Buying a business is one of the most exciting — and legally complex — decisions you will ever make. Whether you are acquiring a small restaurant in Asbury Park or a mid-size technology company in Edison, the document that governs your deal will determine whether you walk away with a thriving enterprise or a mountain of someone else’s problems.
That document is the Asset Purchase Agreement (APA).
Unlike a stock purchase, an asset deal lets you pick exactly which assets you acquire and, critically, which liabilities you leave behind. But an APA is only as protective as the precision with which it is drafted. A vague clause, a missing schedule, or one overlooked New Jersey statute can expose you to tens of thousands of dollars in unexpected liability after the deal closes.

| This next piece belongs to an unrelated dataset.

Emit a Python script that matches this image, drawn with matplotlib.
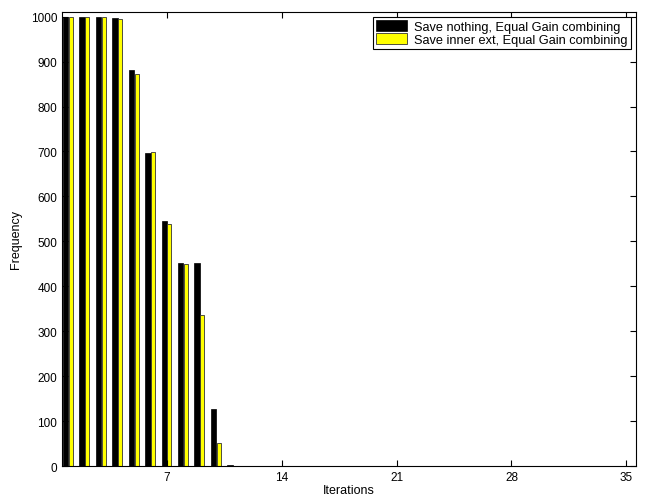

If you are preparing to buy or sell a business in New Jersey, working with an attorney who specializes in asset purchase agreements in NJ is the most important step you can take. Before you sign anything, here are the 10 things every APA in New Jersey must address.
1. A Complete and Itemized Asset Schedule
The first thing to look for is a detailed, exhaustive list of every asset being transferred. This is not the place for vague language like “all equipment and inventory.” The agreement should include numbered schedules that identify every physical asset (machinery, vehicles, furniture), every intangible asset (trademarks, patents, customer lists, goodwill), and every assigned contract.
If it is not listed, it does not transfer. Courts have consistently held that ambiguous asset descriptions give rise to post-closing disputes — and those disputes are expensive. Insist on granular specificity for every category.
2. Clear Identification of Excluded Liabilities
Equally important as what you are buying is what you are not buying. One of the primary advantages of an asset deal over a stock purchase is the ability to leave the seller’s liabilities behind. Your APA must include an explicit, itemized list of excluded liabilities, covering pending lawsuits, outstanding tax debts, vendor disputes, environmental obligations, and any contingent claims.
Without clear exclusion language, a New Jersey court could find that you assumed a liability through implication or course of conduct. Do not rely on the absence of language to protect you — insist on affirmative exclusions.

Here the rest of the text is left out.